__Aim of the exercise__
Look for the string "this" in the lines and copy each line that has it.

__Record extracts__

****

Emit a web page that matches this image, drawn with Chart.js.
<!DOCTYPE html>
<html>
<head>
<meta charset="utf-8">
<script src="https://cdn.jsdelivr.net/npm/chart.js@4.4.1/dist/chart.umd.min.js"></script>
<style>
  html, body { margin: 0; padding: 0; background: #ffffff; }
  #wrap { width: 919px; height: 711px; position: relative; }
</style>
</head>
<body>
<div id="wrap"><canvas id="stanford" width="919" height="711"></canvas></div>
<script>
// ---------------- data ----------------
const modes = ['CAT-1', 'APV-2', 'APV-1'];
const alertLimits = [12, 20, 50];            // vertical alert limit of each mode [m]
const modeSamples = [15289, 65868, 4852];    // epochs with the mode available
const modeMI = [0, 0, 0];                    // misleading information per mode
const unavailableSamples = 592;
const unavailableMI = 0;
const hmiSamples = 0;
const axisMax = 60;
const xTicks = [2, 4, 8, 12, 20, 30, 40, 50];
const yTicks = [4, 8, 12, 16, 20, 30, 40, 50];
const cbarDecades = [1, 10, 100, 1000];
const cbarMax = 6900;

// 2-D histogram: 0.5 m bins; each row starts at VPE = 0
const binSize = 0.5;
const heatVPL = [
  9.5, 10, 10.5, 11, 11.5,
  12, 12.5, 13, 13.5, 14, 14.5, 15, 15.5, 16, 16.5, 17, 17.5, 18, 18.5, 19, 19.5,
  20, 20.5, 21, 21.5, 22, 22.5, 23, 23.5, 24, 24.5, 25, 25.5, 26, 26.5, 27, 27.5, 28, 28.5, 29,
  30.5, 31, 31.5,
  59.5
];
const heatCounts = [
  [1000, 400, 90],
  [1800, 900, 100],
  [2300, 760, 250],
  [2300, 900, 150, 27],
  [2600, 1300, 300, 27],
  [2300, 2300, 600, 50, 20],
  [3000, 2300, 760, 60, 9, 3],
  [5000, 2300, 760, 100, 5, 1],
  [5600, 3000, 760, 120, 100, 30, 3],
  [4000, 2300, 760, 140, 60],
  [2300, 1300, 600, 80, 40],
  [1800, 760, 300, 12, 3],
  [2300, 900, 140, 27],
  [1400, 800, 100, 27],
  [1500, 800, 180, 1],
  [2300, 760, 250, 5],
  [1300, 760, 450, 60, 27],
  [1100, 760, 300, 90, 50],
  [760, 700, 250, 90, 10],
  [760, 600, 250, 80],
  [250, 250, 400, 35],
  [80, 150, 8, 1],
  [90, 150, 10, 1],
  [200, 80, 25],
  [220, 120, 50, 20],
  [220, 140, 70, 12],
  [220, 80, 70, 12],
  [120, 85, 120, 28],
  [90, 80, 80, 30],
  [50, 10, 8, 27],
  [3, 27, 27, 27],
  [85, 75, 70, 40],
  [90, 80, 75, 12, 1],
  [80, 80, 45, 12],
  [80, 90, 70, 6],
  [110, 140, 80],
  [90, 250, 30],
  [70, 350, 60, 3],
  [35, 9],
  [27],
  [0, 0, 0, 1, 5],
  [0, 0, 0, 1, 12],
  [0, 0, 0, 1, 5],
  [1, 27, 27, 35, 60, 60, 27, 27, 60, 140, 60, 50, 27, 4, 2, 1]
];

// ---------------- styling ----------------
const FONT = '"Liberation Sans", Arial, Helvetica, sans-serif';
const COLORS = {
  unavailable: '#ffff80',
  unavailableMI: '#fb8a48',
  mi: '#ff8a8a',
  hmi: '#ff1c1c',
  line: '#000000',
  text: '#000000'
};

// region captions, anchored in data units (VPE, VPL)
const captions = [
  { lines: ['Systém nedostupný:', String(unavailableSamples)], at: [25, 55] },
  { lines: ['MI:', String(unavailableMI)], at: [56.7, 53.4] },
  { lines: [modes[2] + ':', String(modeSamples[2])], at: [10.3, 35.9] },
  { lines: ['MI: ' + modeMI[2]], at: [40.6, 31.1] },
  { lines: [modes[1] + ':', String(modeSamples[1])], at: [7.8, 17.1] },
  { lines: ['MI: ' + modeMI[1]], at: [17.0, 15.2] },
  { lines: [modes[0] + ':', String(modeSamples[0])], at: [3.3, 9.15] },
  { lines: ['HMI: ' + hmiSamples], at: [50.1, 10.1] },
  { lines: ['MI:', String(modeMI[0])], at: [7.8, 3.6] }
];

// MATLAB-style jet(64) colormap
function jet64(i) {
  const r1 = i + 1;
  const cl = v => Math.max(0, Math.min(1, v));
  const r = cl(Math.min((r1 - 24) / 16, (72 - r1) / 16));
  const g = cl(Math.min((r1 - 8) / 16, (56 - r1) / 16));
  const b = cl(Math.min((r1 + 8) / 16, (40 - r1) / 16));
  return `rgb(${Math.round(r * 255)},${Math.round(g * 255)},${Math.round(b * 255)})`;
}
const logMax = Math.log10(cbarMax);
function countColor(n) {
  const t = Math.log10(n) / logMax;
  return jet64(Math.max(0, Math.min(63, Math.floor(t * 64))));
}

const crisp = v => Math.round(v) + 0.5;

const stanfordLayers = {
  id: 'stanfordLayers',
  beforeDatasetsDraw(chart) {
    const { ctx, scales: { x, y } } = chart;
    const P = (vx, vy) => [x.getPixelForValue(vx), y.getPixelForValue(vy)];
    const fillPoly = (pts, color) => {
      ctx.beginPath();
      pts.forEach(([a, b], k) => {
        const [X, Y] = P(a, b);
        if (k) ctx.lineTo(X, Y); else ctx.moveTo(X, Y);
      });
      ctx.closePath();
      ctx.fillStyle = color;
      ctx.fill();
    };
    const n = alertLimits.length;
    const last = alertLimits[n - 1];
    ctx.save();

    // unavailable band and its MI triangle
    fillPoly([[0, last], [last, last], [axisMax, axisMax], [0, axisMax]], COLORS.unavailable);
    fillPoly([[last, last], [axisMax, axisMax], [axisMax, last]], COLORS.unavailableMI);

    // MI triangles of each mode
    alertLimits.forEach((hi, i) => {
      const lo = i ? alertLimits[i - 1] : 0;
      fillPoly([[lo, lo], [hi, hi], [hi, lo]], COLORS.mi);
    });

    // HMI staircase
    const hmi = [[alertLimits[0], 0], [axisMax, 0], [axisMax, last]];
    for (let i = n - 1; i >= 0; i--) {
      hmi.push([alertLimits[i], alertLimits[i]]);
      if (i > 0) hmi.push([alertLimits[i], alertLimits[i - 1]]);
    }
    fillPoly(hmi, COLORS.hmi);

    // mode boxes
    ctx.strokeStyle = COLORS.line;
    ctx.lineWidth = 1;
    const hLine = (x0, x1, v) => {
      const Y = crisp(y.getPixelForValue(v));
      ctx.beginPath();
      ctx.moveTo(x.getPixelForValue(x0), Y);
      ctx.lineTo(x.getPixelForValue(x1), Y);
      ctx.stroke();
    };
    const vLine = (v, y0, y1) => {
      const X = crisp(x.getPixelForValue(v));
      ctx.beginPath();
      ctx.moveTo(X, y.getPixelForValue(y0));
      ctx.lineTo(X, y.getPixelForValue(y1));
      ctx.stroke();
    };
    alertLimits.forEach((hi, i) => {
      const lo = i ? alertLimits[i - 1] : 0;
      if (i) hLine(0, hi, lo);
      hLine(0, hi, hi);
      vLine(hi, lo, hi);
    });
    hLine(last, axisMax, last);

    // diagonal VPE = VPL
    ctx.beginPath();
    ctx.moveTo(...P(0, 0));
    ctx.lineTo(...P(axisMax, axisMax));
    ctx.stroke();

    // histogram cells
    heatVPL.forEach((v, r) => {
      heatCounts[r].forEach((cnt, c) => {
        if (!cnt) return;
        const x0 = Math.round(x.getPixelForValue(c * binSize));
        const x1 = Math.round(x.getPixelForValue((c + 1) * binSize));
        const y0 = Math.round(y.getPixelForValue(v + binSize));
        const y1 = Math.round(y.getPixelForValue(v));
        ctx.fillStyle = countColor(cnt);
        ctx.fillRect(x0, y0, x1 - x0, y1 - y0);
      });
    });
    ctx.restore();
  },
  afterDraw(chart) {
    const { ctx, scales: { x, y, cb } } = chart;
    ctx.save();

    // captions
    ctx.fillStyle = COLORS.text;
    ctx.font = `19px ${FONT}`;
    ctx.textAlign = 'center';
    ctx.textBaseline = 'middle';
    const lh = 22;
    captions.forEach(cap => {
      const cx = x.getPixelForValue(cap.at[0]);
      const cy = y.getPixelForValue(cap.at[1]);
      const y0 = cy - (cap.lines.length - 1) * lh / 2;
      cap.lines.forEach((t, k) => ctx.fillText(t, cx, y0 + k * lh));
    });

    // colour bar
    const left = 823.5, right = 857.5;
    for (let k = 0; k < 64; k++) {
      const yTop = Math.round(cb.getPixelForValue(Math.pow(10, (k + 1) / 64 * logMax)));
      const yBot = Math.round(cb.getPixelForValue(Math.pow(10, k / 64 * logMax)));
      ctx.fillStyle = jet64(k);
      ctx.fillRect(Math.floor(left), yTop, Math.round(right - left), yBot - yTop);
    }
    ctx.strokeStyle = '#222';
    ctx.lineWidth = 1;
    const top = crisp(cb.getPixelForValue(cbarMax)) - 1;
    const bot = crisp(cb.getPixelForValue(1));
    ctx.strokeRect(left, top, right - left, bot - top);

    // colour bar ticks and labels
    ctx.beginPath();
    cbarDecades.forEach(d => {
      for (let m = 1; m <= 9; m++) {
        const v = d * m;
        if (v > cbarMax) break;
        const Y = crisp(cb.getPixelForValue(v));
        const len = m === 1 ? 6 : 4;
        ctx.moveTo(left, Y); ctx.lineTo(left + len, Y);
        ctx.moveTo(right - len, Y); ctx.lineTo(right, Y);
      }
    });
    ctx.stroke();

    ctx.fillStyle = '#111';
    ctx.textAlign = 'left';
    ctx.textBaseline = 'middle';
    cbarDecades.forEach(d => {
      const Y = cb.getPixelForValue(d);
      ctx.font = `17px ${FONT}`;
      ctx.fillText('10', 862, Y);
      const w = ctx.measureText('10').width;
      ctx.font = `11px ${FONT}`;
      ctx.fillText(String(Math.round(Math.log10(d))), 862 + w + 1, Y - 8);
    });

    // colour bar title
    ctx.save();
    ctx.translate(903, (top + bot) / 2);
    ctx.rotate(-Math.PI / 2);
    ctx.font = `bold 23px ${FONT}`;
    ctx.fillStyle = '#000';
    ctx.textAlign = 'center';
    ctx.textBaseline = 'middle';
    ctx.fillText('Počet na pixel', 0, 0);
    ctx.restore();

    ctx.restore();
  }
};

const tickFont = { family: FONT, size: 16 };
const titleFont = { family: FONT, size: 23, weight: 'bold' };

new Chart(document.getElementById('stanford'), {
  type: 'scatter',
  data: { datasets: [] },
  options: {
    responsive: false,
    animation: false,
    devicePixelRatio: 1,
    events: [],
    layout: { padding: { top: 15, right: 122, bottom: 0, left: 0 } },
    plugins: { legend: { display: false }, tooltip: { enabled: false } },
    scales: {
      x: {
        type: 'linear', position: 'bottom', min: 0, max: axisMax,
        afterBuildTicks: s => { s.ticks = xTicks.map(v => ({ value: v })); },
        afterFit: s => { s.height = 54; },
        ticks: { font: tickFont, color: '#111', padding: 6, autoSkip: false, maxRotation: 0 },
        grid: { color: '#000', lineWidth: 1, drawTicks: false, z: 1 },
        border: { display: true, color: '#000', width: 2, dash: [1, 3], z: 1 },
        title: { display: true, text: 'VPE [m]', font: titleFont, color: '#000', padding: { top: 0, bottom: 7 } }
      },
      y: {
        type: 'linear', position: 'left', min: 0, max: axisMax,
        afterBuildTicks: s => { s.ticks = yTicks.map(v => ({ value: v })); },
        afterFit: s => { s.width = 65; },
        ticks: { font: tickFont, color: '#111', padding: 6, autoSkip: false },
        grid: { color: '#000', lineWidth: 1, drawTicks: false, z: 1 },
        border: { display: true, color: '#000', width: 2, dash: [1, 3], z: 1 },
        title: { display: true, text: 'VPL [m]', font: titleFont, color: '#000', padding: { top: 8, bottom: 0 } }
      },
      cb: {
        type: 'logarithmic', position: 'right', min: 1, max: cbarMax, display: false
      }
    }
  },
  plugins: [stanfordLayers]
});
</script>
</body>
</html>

****

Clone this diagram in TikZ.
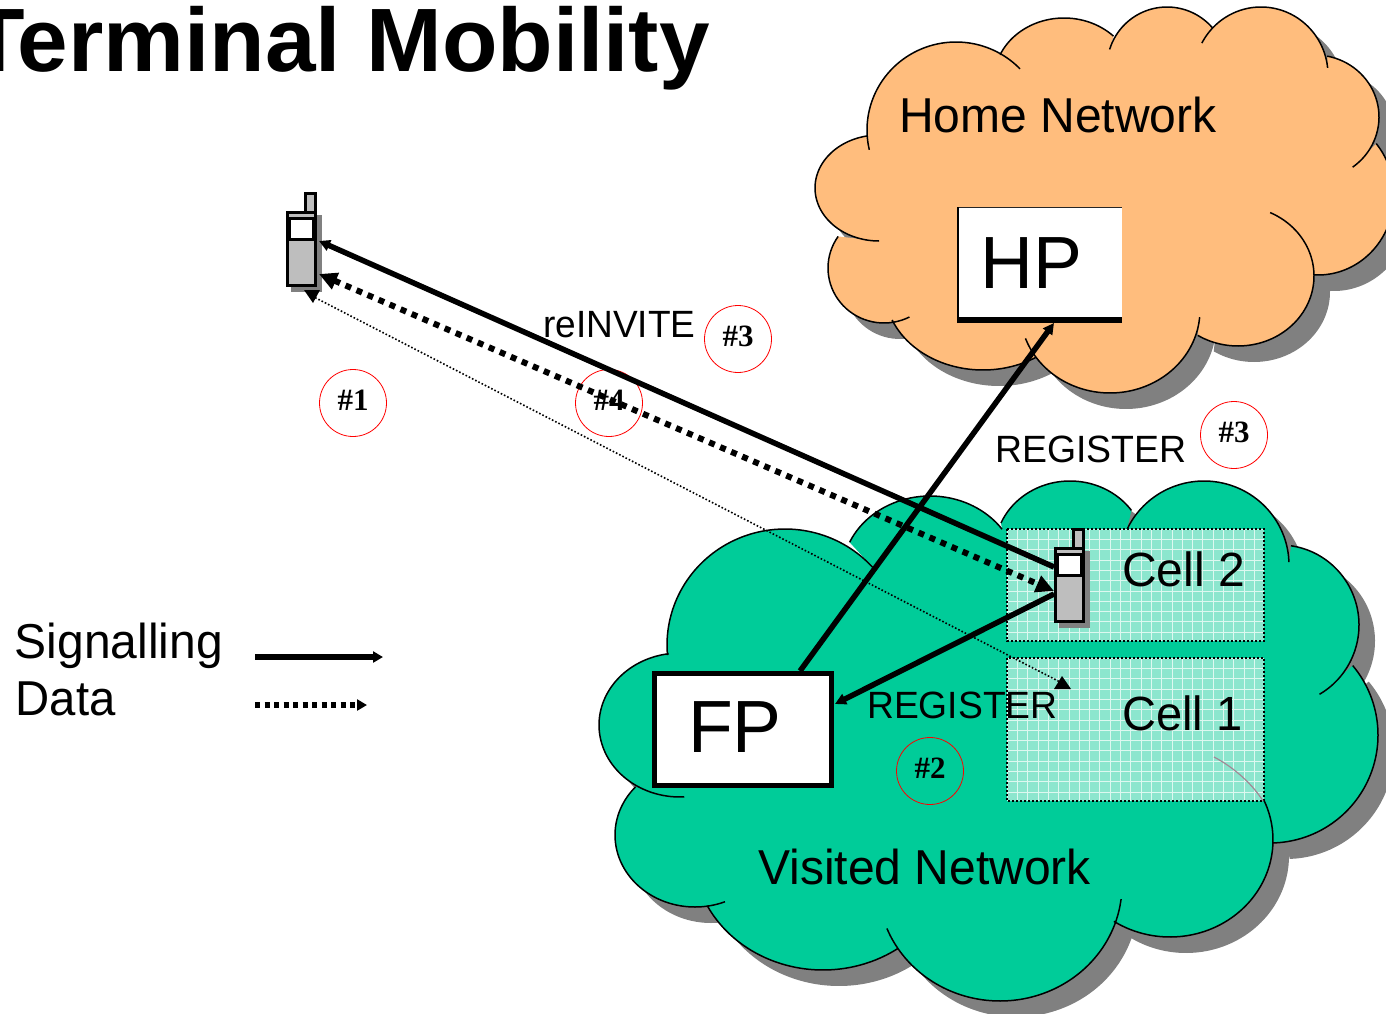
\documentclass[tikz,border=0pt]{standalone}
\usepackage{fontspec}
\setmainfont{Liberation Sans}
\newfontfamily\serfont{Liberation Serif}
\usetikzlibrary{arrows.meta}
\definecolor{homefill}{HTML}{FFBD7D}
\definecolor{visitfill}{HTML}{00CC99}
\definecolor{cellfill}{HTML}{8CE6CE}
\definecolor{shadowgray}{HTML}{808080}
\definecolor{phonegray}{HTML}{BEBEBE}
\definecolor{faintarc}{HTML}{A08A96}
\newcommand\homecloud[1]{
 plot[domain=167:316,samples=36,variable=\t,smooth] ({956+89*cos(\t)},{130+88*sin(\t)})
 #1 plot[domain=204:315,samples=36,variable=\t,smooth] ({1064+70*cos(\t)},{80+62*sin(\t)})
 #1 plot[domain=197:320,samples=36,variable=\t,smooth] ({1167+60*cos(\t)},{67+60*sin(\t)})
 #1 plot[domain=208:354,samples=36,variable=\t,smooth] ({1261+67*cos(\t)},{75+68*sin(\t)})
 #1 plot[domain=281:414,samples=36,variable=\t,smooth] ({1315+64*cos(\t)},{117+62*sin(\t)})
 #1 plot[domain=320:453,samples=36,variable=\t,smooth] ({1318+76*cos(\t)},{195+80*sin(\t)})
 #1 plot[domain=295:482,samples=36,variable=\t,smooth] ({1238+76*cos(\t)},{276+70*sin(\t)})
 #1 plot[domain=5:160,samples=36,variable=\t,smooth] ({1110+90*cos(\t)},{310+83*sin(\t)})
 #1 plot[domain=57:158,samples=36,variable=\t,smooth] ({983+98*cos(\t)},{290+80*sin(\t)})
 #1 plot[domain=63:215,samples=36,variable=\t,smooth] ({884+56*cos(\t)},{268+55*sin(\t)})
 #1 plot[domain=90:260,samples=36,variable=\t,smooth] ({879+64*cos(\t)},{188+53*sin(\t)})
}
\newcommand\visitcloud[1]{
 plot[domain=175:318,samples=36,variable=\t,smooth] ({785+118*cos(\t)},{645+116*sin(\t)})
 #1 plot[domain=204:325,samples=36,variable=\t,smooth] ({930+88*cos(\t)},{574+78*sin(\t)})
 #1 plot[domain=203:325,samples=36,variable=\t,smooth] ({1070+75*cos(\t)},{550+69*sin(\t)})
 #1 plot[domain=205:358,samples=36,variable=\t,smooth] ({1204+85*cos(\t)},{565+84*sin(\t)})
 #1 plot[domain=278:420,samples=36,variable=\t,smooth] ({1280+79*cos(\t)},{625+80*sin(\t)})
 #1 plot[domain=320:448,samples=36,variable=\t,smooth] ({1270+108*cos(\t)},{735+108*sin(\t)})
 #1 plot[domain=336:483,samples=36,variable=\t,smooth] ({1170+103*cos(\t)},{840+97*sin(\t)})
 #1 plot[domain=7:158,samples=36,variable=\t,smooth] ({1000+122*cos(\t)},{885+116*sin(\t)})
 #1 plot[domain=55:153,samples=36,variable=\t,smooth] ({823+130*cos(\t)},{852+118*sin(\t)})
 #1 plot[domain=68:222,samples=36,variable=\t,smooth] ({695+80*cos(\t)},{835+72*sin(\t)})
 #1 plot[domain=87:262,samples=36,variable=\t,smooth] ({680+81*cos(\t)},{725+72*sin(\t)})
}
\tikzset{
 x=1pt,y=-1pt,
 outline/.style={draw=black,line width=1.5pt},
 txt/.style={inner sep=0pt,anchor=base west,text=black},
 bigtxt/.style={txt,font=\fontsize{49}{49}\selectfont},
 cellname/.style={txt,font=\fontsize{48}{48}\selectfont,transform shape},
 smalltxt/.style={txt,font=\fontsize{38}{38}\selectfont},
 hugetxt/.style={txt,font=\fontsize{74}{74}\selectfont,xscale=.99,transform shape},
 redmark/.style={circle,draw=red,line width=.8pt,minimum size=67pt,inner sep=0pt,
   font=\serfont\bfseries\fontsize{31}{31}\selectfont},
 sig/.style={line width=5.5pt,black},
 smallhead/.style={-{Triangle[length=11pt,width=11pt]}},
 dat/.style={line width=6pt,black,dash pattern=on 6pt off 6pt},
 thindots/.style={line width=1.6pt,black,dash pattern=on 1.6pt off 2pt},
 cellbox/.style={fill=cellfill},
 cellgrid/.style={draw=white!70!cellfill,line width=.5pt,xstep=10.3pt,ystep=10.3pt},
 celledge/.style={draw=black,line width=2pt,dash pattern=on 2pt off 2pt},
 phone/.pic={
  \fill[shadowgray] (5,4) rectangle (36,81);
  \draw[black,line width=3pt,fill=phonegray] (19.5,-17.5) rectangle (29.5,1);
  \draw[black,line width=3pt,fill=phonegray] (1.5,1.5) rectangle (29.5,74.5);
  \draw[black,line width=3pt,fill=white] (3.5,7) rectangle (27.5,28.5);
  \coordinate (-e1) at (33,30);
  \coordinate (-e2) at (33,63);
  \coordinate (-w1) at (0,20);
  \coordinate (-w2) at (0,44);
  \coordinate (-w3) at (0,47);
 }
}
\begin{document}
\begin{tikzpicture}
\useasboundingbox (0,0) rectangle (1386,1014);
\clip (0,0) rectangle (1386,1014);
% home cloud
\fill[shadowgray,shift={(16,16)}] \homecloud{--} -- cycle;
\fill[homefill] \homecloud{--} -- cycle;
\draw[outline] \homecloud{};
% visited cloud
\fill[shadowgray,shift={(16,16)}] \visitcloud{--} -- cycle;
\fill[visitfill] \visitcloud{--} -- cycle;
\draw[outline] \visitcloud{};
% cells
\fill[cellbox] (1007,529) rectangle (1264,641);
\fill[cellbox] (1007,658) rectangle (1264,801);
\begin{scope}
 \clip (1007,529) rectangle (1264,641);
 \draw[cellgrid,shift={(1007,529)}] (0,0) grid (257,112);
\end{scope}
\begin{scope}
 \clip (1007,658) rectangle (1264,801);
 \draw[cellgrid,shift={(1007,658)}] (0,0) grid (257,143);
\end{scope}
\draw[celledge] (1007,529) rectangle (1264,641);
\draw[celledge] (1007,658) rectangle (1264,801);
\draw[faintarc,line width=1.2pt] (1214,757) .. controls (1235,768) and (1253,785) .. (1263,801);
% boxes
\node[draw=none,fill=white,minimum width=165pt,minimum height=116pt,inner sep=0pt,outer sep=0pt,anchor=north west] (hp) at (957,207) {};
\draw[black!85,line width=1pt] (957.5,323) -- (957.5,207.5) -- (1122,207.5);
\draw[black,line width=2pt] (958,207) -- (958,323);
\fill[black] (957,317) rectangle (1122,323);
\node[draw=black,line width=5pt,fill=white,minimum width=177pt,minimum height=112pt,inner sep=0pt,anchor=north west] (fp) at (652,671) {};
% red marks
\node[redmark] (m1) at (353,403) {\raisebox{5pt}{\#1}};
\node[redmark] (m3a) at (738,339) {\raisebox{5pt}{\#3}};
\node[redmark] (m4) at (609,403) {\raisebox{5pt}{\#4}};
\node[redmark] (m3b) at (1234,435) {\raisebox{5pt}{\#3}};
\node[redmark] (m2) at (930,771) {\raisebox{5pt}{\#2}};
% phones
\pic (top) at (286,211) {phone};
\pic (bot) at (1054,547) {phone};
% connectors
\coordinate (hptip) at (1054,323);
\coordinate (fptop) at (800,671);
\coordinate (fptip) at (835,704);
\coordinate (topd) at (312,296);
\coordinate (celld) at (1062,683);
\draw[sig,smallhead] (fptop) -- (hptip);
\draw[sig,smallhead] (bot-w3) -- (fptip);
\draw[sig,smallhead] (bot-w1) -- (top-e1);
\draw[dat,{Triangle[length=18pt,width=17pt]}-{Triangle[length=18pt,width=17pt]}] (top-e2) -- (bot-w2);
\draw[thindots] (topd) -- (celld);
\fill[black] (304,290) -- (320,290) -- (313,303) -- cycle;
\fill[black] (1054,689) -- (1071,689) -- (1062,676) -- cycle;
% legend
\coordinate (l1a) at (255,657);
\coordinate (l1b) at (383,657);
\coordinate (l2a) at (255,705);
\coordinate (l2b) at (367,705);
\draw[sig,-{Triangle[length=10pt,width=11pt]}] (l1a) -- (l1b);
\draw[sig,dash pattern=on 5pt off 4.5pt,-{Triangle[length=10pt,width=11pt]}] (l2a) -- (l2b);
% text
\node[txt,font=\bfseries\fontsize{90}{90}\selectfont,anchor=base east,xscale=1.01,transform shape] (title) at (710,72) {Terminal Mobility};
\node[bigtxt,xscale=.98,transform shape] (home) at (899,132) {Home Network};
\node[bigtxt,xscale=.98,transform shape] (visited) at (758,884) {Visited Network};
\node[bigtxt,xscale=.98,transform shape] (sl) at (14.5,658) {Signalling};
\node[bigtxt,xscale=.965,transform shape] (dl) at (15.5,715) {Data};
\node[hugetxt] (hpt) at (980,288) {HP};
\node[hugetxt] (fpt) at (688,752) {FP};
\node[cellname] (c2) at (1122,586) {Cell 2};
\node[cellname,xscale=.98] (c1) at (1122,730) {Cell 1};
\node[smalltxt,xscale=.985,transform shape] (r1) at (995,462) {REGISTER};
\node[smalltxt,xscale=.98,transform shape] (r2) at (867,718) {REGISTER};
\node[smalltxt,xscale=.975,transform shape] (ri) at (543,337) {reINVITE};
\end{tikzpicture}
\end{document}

****

__The result__
Emit a web page that matches this image, drawn with Chart.js.
Clone this diagram in TikZ.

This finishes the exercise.